4 novembre 2016

UNE NUIT AU PHARE DE FATOUVILLE

Aller au phare de Fatouville, c'est comme accomplir un pèlerinage. La démarche doit être mûrement réfléchie. Voilà un phare de terre ferme, certes dans l'estuaire de la Seine, mais niché dans les bocages entre Honfleur et Pont-Audemer. Une construction de trente-deux mètres de haut dont la vigie donne d'apercevoir Le Havre et les paisibles parcelles vertes de Normandie. Une tour hexagonale toisant un corps de ferme en brique traditionnelle jouxtant l'habitation du gardien, celle-ci  réhabilitée en chambres d'hôtes.

Anne, une boulotte fille du pays, tient l'adresse insolite, ses petons serrés dans ses tennis couleur granny smith. Ses jambes lui font un peu mal, mais la maîtresse des lieux se fait un devoir et une fierté d'ouvrir pour ses convives d'une nuitée l'ascension des 163 marches du phare acquis à grands frais par son arrière-grand-père en 1923.

Au rez-de-chaussée de la construction, la grande table du petit déjeuner occupe l'essentiel de l'espace sous une vitre laissant paraître les parois interminables du lieu. Le premier repas journalier de l'hôte est copieux. Il s'articulera autour des confitures maison, des pains aux céréales aux saveurs oubliées et peut-être d'un jus d'orange discount. Une affiche à l'abri du temps rappelle la cession de ces murs au siècle dernier.
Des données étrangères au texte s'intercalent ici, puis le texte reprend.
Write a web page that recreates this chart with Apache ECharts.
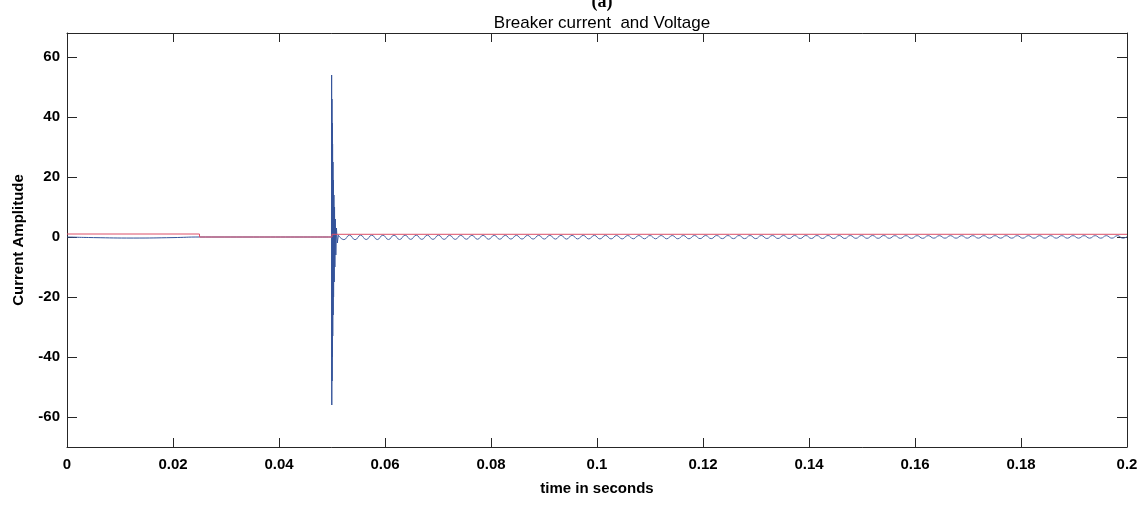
<!DOCTYPE html>
<html>
<head>
<meta charset="utf-8">
<script src="https://cdn.jsdelivr.net/npm/echarts@6/dist/echarts.min.js"></script>
<style>html,body{margin:0;padding:0;background:#fff}#c{width:1147px;height:505px}</style>
</head>
<body>
<div id="c"></div>
<script>
// ---- data ----
const xTicks = [0, 0.02, 0.04, 0.06, 0.08, 0.1, 0.12, 0.14, 0.16, 0.18, 0.2];
const yTicks = [-60, -40, -20, 0, 20, 40, 60];

// breaker state / voltage trace (red)
const redTimes  = [0, 0.025, 0.025, 0.05, 0.05, 0.2];
const redValues = [1, 1, 0, 0, 0.9, 0.9];

// current before the fault (blue)
const preTimes  = [0, 0.005, 0.0125, 0.02, 0.025, 0.0499];
const preValues = [0, -0.2, -0.35, -0.2, 0, 0];

// transient spike at 0.05 s (blue)
const spikeTimes  = [0.04990, 0.04993, 0.04996, 0.04999, 0.05002, 0.05005, 0.05008, 0.05011, 0.05014, 0.05018,
                     0.05022, 0.05026, 0.05030, 0.05036, 0.05042, 0.05048, 0.05054, 0.05062, 0.05072, 0.05084,
                     0.05100, 0.05120];
const spikeValues = [0, 54, -56, 46, -48, 38, -40, 31, -33, 25,
                     -26, 19, -20, 14, -15, 10, -10, 6, -6, 3,
                     -2, 0.6];

// steady oscillation after the fault (blue): peaks and troughs
const waveTimes = [
0.05120,0.05225,0.05330,0.05435,0.05540,0.05645,0.05750,0.05855,0.05960,0.06065,
0.06170,0.06275,0.06380,0.06485,0.06590,0.06695,0.06800,0.06905,0.07010,0.07115,
0.07220,0.07325,0.07430,0.07535,0.07640,0.07745,0.07850,0.07955,0.08060,0.08165,
0.08270,0.08375,0.08480,0.08585,0.08690,0.08795,0.08900,0.09005,0.09110,0.09215,
0.09320,0.09425,0.09530,0.09635,0.09740,0.09845,0.09950,0.10055,0.10160,0.10265,
0.10370,0.10475,0.10580,0.10685,0.10790,0.10895,0.11000,0.11105,0.11210,0.11315,
0.11420,0.11525,0.11630,0.11735,0.11840,0.11945,0.12050,0.12155,0.12260,0.12365,
0.12470,0.12575,0.12680,0.12785,0.12890,0.12995,0.13100,0.13205,0.13310,0.13415,
0.13520,0.13625,0.13730,0.13835,0.13940,0.14045,0.14150,0.14255,0.14360,0.14465,
0.14570,0.14675,0.14780,0.14885,0.14990,0.15095,0.15200,0.15305,0.15410,0.15515,
0.15620,0.15725,0.15830,0.15935,0.16040,0.16145,0.16250,0.16355,0.16460,0.16565,
0.16670,0.16775,0.16880,0.16985,0.17090,0.17195,0.17300,0.17405,0.17510,0.17615,
0.17720,0.17825,0.17930,0.18035,0.18140,0.18245,0.18350,0.18455,0.18560,0.18665,
0.18770,0.18875,0.18980,0.19085,0.19190,0.19295,0.19400,0.19505,0.19610,0.19715,
0.19820,0.19925,0.20000];
const waveValues = [
0.6,-0.9,0.6,-0.9,0.6,-0.85,0.6,-0.85,0.6,-0.85,
0.6,-0.85,0.6,-0.8,0.6,-0.8,0.6,-0.8,0.6,-0.8,
0.55,-0.8,0.55,-0.75,0.55,-0.75,0.55,-0.75,0.55,-0.75,
0.55,-0.7,0.55,-0.7,0.55,-0.7,0.55,-0.7,0.55,-0.7,
0.55,-0.7,0.55,-0.65,0.55,-0.65,0.55,-0.65,0.55,-0.65,
0.5,-0.65,0.5,-0.6,0.5,-0.6,0.5,-0.6,0.5,-0.6,
0.5,-0.6,0.5,-0.6,0.5,-0.55,0.5,-0.55,0.5,-0.55,
0.5,-0.55,0.5,-0.55,0.5,-0.55,0.5,-0.5,0.5,-0.5,
0.5,-0.5,0.5,-0.5,0.5,-0.5,0.5,-0.5,0.5,-0.5,
0.5,-0.5,0.5,-0.45,0.5,-0.45,0.5,-0.45,0.5,-0.45,
0.45,-0.45,0.45,-0.45,0.45,-0.45,0.45,-0.4,0.45,-0.4,
0.45,-0.4,0.45,-0.4,0.45,-0.4,0.45,-0.4,0.45,-0.4,
0.45,-0.4,0.45,-0.4,0.45,-0.4,0.45,-0.4,0.45,-0.4,
0.45,-0.4,0.45,-0.4,0.45,-0.4,0.45,-0.4,0.45,-0.4,
0.45,-0.4,0.1];

const titleText = 'Breaker current  and Voltage';
const panelText = '(a)';
const xName = 'time in seconds';
const yName = 'Current Amplitude';

// ---- chart ----
const zip = (t, v) => t.map((x, i) => [x, v[i]]);
const AX = '#262626';
const BLUE = '#34539a';
const RED = '#dc4f68';
const labelFont = {fontFamily: 'Liberation Sans, Arial, sans-serif', fontWeight: 'bold', fontSize: 15, color: '#000'};

const chart = echarts.init(document.getElementById('c'), null, {renderer: 'canvas'});
const fmtX = v => String(parseFloat(v.toFixed(3)));

chart.setOption({
  animation: false,
  backgroundColor: '#fff',
  title: [
    {text: panelText, left: 597, textAlign: 'center', top: -12,
     textStyle: {fontFamily: 'Liberation Serif, Times New Roman, serif', fontWeight: 'bold', fontSize: 18, color: '#000'}},
    {text: titleText, left: 597, textAlign: 'center', top: 10,
     textStyle: {fontFamily: 'Liberation Sans, Arial, sans-serif', fontWeight: 'normal', fontSize: 17, color: '#000'}}
  ],
  grid: {left: 67, right: 20, top: 33, bottom: 58, containLabel: false},
  xAxis: [
    {type: 'value', min: 0, max: 0.2, interval: 0.02, position: 'bottom',
     name: xName, nameLocation: 'middle', nameGap: 34,
     nameTextStyle: Object.assign({}, labelFont, {fontSize: 15}),
     axisLine: {show: true, onZero: false, lineStyle: {color: AX, width: 1}},
     axisTick: {show: true, inside: true, length: 9, lineStyle: {color: AX}},
     axisLabel: Object.assign({margin: 10, formatter: fmtX}, labelFont),
     splitLine: {show: false}},
    {type: 'value', min: 0, max: 0.2, interval: 0.02, position: 'top',
     axisLine: {show: true, onZero: false, lineStyle: {color: AX, width: 1}},
     axisTick: {show: true, inside: true, length: 9, lineStyle: {color: AX}},
     axisLabel: {show: false}, splitLine: {show: false}}
  ],
  yAxis: [
    {type: 'value', min: -70, max: 68, position: 'left',
     name: yName, nameLocation: 'middle', nameGap: 41,
     nameTextStyle: Object.assign({}, labelFont, {fontSize: 15}),
     axisLine: {show: true, onZero: false, lineStyle: {color: AX, width: 1}},
     axisTick: {show: true, inside: true, length: 10, customValues: yTicks, lineStyle: {color: AX}},
     axisLabel: Object.assign({margin: 7, customValues: yTicks}, labelFont),
     splitLine: {show: false}},
    {type: 'value', min: -70, max: 68, position: 'right',
     axisLine: {show: true, onZero: false, lineStyle: {color: AX, width: 1}},
     axisTick: {show: true, inside: true, length: 10, customValues: yTicks, lineStyle: {color: AX}},
     axisLabel: {show: false}, splitLine: {show: false}}
  ],
  series: [
    {type: 'line', name: 'pre', data: zip(preTimes, preValues), smooth: true, showSymbol: false,
     lineStyle: {color: BLUE, width: 1}, z: 2},
    {type: 'line', name: 'spike', data: zip(spikeTimes, spikeValues), smooth: false, showSymbol: false,
     lineStyle: {color: BLUE, width: 1}, z: 3},
    {type: 'line', name: 'wave', data: zip(waveTimes, waveValues), smooth: true, showSymbol: false,
     lineStyle: {color: '#4f68a6', width: 1}, z: 2},
    {type: 'line', name: 'voltage', data: zip(redTimes, redValues), smooth: false, showSymbol: false,
     lineStyle: {color: RED, width: 1}, z: 4}
  ]
});
</script>
</body>
</html>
Quand Anne se décide enfin à accompagner ses visiteurs là-haut, vers dix heures, elle libère notre insatiable curiosité. Le phare de Fatouville ne paie pas de mine de prime abord. Au premier niveau, une étonnante et poussiéreuse collection de jouets anciens, des poupées surtout, s'est endormie. Les étages supérieurs ne sont guère plus étincelants. C'est bien un monument désaffecté que nous pénétrons, aux teintes fatiguées, aux boiseries ternies, aux métaux oxydés. Et à la lanterne fissurée.

Mais dans le matin calme de l'Eure, cette montée bénéfique nous montre la voie de la Seine qu'enjambe l'altier pont de Normandie. Tandis qu'en bas, à nos pieds, le vaisseau gris nous attend.
Il faut, sans délai supplémentaire, mettre le cap à l'est.